I don’t think getting good information necessarily moves you, although I know it had an impact on me. Growing up in all-white Inglewood in the 1950s, I thought that Latinx, Asians and Pacific Islanders, gay and lesbian people – except for Black people, I always knew Black people were not being treated well – I thought they were alright, that it was just African Americans who were discriminated against, because I had bad information. My textbook made it sound like those problems were in the past – that they were over, we cured them. And so, it was reality … that first made me think, I’d better think about this again.
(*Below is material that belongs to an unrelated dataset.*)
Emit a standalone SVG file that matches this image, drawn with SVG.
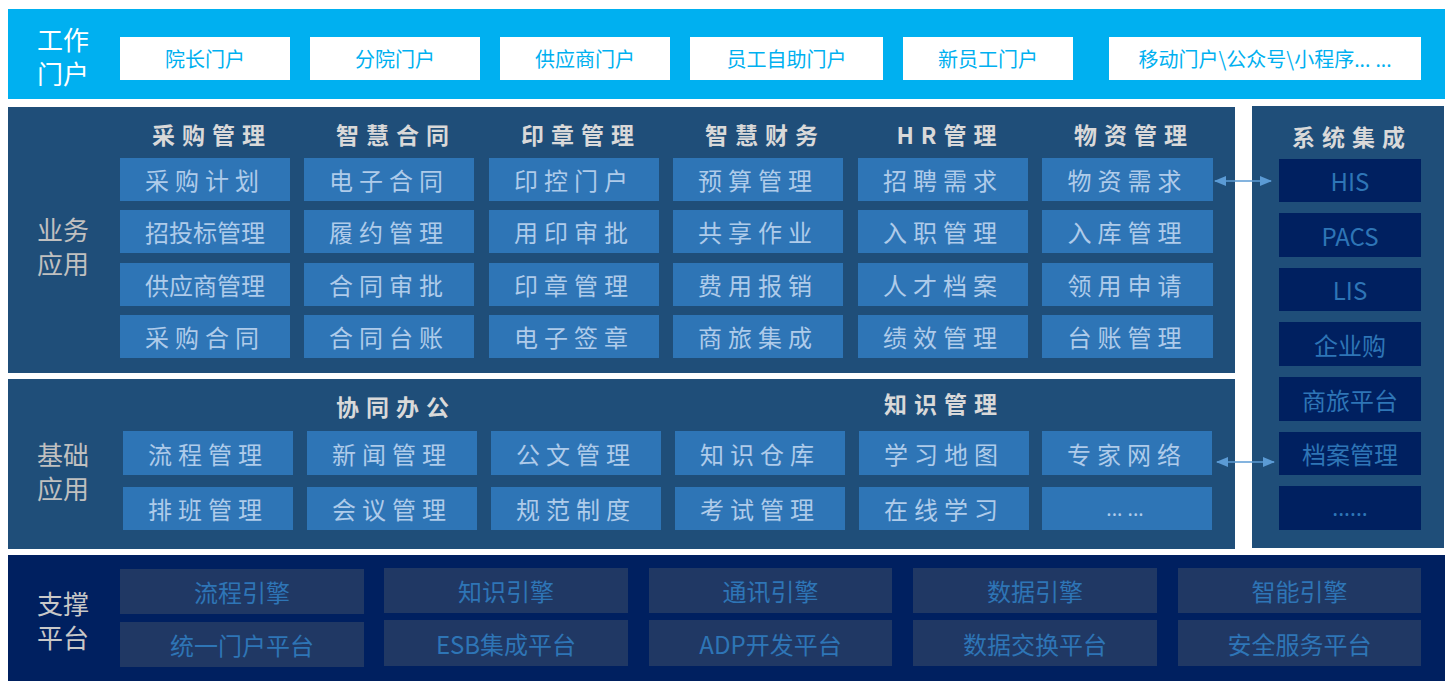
<svg xmlns="http://www.w3.org/2000/svg" width="1453" height="690" viewBox="0 0 1453 690">
<style>
text{font-family:"Noto Sans CJK SC","Microsoft YaHei","Noto Sans",sans-serif;dominant-baseline:central;text-anchor:middle}
.lbl{font-size:26px}
.top{fill:#00b0f0}
.pbox{fill:#ffffff}
.ptx{fill:#00b0f0;font-size:20px}
.panel{fill:#1f4e79}
.navy{fill:#002060}
.item{fill:#2e75b6}
.itx{fill:#aecbea;font-size:24px;letter-spacing:6px}
.itx5{fill:#aecbea;font-size:24px}
.hdr{fill:#d9d9d9;font-size:23px;font-weight:bold;letter-spacing:7px}
.sbox{fill:#002060}
.stx{fill:#2e75b6;font-size:24px}
.bbox{fill:#203864}
.btx{fill:#2e75b6;font-size:24px}
.dots{font-family:"Noto Sans","DejaVu Sans",sans-serif}
.conn{stroke:#5b9bd5;stroke-width:1.5;fill:none}
</style>
<defs>
<marker id="ah" viewBox="0 0 12 10" refX="11" refY="5" markerWidth="12" markerHeight="10" markerUnits="userSpaceOnUse" orient="auto-start-reverse">
<path d="M0,0 L12,5 L0,10 Z" fill="#5b9bd5"/>
</marker>
</defs>
<rect width="1453" height="690" fill="#ffffff"/>

<g id="portal">
<rect class="top" x="8" y="9" width="1437" height="90"/>
<text class="lbl" fill="#ffffff" x="63" y="38"><tspan x="63" y="38">工作</tspan><tspan x="63" y="72">门户</tspan></text>
<g id="p1"><rect class="pbox" x="120" y="37" width="170" height="43"/><text class="ptx" x="205" y="58.5">院长门户</text></g>
<g id="p2"><rect class="pbox" x="310" y="37" width="170" height="43"/><text class="ptx" x="395" y="58.5">分院门户</text></g>
<g id="p3"><rect class="pbox" x="500" y="37" width="170" height="43"/><text class="ptx" x="585" y="58.5">供应商门户</text></g>
<g id="p4"><rect class="pbox" x="690" y="37" width="193" height="43"/><text class="ptx" x="786.5" y="58.5">员工自助门户</text></g>
<g id="p5"><rect class="pbox" x="903" y="37" width="170" height="43"/><text class="ptx" x="988" y="58.5">新员工门户</text></g>
<g id="p6"><rect class="pbox" x="1109" y="37" width="312" height="43"/><text class="ptx" x="1265" y="58.5">移动门户\公众号\小程序<tspan class="dots">... ...</tspan></text></g>
</g>

<g id="business">
<rect class="panel" x="8" y="107" width="1227" height="266"/>
<text class="lbl" fill="#c0c0c0" x="63" y="228"><tspan x="63" y="228">业务</tspan><tspan x="63" y="262">应用</tspan></text>
<text class="hdr" x="212" y="134">采购管理</text>
<text class="hdr" x="396" y="134">智慧合同</text>
<text class="hdr" x="581" y="134">印章管理</text>
<text class="hdr" x="765" y="134">智慧财务</text>
<text class="hdr" x="950" y="134">HR管理</text>
<text class="hdr" x="1134" y="134">物资管理</text>

<g id="b-c1">
<rect class="item" x="120" y="158" width="170" height="43"/><text class="itx" x="205" y="179.5">采购计划</text>
<rect class="item" x="120" y="210" width="170" height="43"/><text class="itx5" x="205" y="231.5">招投标管理</text>
<rect class="item" x="120" y="263" width="170" height="43"/><text class="itx5" x="205" y="284.5">供应商管理</text>
<rect class="item" x="120" y="315" width="170" height="43"/><text class="itx" x="205" y="336.5">采购合同</text>
</g>
<g id="b-c2">
<rect class="item" x="304" y="158" width="170" height="43"/><text class="itx" x="389" y="179.5">电子合同</text>
<rect class="item" x="304" y="210" width="170" height="43"/><text class="itx" x="389" y="231.5">履约管理</text>
<rect class="item" x="304" y="263" width="170" height="43"/><text class="itx" x="389" y="284.5">合同审批</text>
<rect class="item" x="304" y="315" width="170" height="43"/><text class="itx" x="389" y="336.5">合同台账</text>
</g>
<g id="b-c3">
<rect class="item" x="489" y="158" width="170" height="43"/><text class="itx" x="574" y="179.5">印控门户</text>
<rect class="item" x="489" y="210" width="170" height="43"/><text class="itx" x="574" y="231.5">用印审批</text>
<rect class="item" x="489" y="263" width="170" height="43"/><text class="itx" x="574" y="284.5">印章管理</text>
<rect class="item" x="489" y="315" width="170" height="43"/><text class="itx" x="574" y="336.5">电子签章</text>
</g>
<g id="b-c4">
<rect class="item" x="673" y="158" width="170" height="43"/><text class="itx" x="758" y="179.5">预算管理</text>
<rect class="item" x="673" y="210" width="170" height="43"/><text class="itx" x="758" y="231.5">共享作业</text>
<rect class="item" x="673" y="263" width="170" height="43"/><text class="itx" x="758" y="284.5">费用报销</text>
<rect class="item" x="673" y="315" width="170" height="43"/><text class="itx" x="758" y="336.5">商旅集成</text>
</g>
<g id="b-c5">
<rect class="item" x="858" y="158" width="170" height="43"/><text class="itx" x="943" y="179.5">招聘需求</text>
<rect class="item" x="858" y="210" width="170" height="43"/><text class="itx" x="943" y="231.5">入职管理</text>
<rect class="item" x="858" y="263" width="170" height="43"/><text class="itx" x="943" y="284.5">人才档案</text>
<rect class="item" x="858" y="315" width="170" height="43"/><text class="itx" x="943" y="336.5">绩效管理</text>
</g>
<g id="b-c6">
<rect class="item" x="1042" y="158" width="171" height="43"/><text class="itx" x="1127.5" y="179.5">物资需求</text>
<rect class="item" x="1042" y="210" width="171" height="43"/><text class="itx" x="1127.5" y="231.5">入库管理</text>
<rect class="item" x="1042" y="263" width="171" height="43"/><text class="itx" x="1127.5" y="284.5">领用申请</text>
<rect class="item" x="1042" y="315" width="171" height="43"/><text class="itx" x="1127.5" y="336.5">台账管理</text>
</g>
</g>

<g id="basic">
<rect class="panel" x="8" y="379" width="1227" height="170"/>
<text class="lbl" fill="#c0c0c0" x="63" y="453"><tspan x="63" y="453">基础</tspan><tspan x="63" y="487">应用</tspan></text>
<text class="hdr" x="396" y="406">协同办公</text>
<text class="hdr" x="944" y="403">知识管理</text>
<g id="basic-row1">
<rect class="item" x="123" y="431" width="170" height="44"/><text class="itx" x="208" y="453">流程管理</text>
<rect class="item" x="307" y="431" width="170" height="44"/><text class="itx" x="392" y="453">新闻管理</text>
<rect class="item" x="491" y="431" width="170" height="44"/><text class="itx" x="576" y="453">公文管理</text>
<rect class="item" x="675" y="431" width="170" height="44"/><text class="itx" x="760" y="453">知识仓库</text>
<rect class="item" x="859" y="431" width="170" height="44"/><text class="itx" x="944" y="453">学习地图</text>
<rect class="item" x="1042" y="431" width="170" height="44"/><text class="itx" x="1127" y="453">专家网络</text>
</g>
<g id="basic-row2">
<rect class="item" x="123" y="487" width="170" height="43"/><text class="itx" x="208" y="508.5">排班管理</text>
<rect class="item" x="307" y="487" width="170" height="43"/><text class="itx" x="392" y="508.5">会议管理</text>
<rect class="item" x="491" y="487" width="170" height="43"/><text class="itx" x="576" y="508.5">规范制度</text>
<rect class="item" x="675" y="487" width="170" height="43"/><text class="itx" x="760" y="508.5">考试管理</text>
<rect class="item" x="859" y="487" width="170" height="43"/><text class="itx" x="944" y="508.5">在线学习</text>
<rect class="item" x="1042" y="487" width="170" height="43"/><text class="itx5 dots" x="1125" y="508.5" style="font-size:20px">... ...</text>
</g>
</g>

<g id="integration">
<rect class="panel" x="1252" y="106" width="192" height="442"/>
<text class="hdr" x="1352" y="136">系统集成</text>
<rect class="sbox" x="1279" y="159" width="142" height="43"/><text class="stx" x="1350" y="180.5">HIS</text>
<rect class="sbox" x="1279" y="213" width="142" height="44"/><text class="stx" x="1350" y="235">PACS</text>
<rect class="sbox" x="1279" y="268" width="142" height="43"/><text class="stx" x="1350" y="289.5">LIS</text>
<rect class="sbox" x="1279" y="322" width="142" height="44"/><text class="stx" x="1350" y="344">企业购</text>
<rect class="sbox" x="1279" y="377" width="142" height="44"/><text class="stx" x="1350" y="399">商旅平台</text>
<rect class="sbox" x="1279" y="432" width="142" height="43"/><text class="stx" x="1350" y="453.5">档案管理</text>
<rect class="sbox" x="1279" y="486" width="142" height="44"/><text class="stx dots" x="1350" y="507" style="font-size:22px">......</text>
</g>

<g id="platform">
<rect class="navy" x="8" y="555" width="1437" height="126"/>
<text class="lbl" fill="#c8c8c8" x="63" y="602"><tspan x="63" y="602">支撑</tspan><tspan x="63" y="636">平台</tspan></text>
<rect class="bbox" x="120" y="569" width="244" height="45"/><text class="btx" x="242" y="591.5">流程引擎</text>
<rect class="bbox" x="384" y="568" width="244" height="45"/><text class="btx" x="506" y="590.5">知识引擎</text>
<rect class="bbox" x="649" y="568" width="243" height="45"/><text class="btx" x="770.5" y="590.5">通讯引擎</text>
<rect class="bbox" x="913" y="568" width="244" height="45"/><text class="btx" x="1035" y="590.5">数据引擎</text>
<rect class="bbox" x="1178" y="568" width="243" height="45"/><text class="btx" x="1299.5" y="590.5">智能引擎</text>
<rect class="bbox" x="120" y="622" width="244" height="45"/><text class="btx" x="242" y="644.5">统一门户平台</text>
<rect class="bbox" x="384" y="620" width="244" height="46"/><text class="btx" x="506" y="643">ESB集成平台</text>
<rect class="bbox" x="649" y="620" width="243" height="46"/><text class="btx" x="770.5" y="643">ADP开发平台</text>
<rect class="bbox" x="913" y="620" width="244" height="46"/><text class="btx" x="1035" y="643">数据交换平台</text>
<rect class="bbox" x="1178" y="620" width="243" height="46"/><text class="btx" x="1299.5" y="643">安全服务平台</text>
</g>

<g id="connectors">
<line class="conn" x1="1215" y1="181" x2="1271" y2="181" marker-start="url(#ah)" marker-end="url(#ah)"/>
<line class="conn" x1="1217" y1="462" x2="1274" y2="462" marker-start="url(#ah)" marker-end="url(#ah)"/>
</g>
</svg>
Not everybody has a chance to have reality come up against it. That is why critical media [skills are] so important, because segregation keeps us isolated. In fact, the point of segregation is so you can tell everybody different things about other people because they have no way of testing them. 

Having segregated society by all the kinds of things that people put in deeds and practices of real estate agents and so forth, means that you don’t get to test the reality. But kids are in schools with more than one ethnicity, so they are already getting to test some of the reality. They still just don’t know how to deal with the media messages about each other, and I think that’s something very important that we have to do too.

Share: And I think an important lens as part of this is not just telling truth from falsity, but it’s also about questioning power and recognizing how information and power are intimately linked. That’s the only way we can start to disrupt the inequality, the injustices – is by being aware, being able to see them, and being able to challenge them.

Above: Jackie Goldberg, member of the LAUSD school board, championed a resolution that was unanimously passed in March for a critical media literacy requirement in grades 1-12, to be launched in Los Angeles schools this fall. Goldberg has previously been a faculty advisor in the UCLA Teacher Education Program.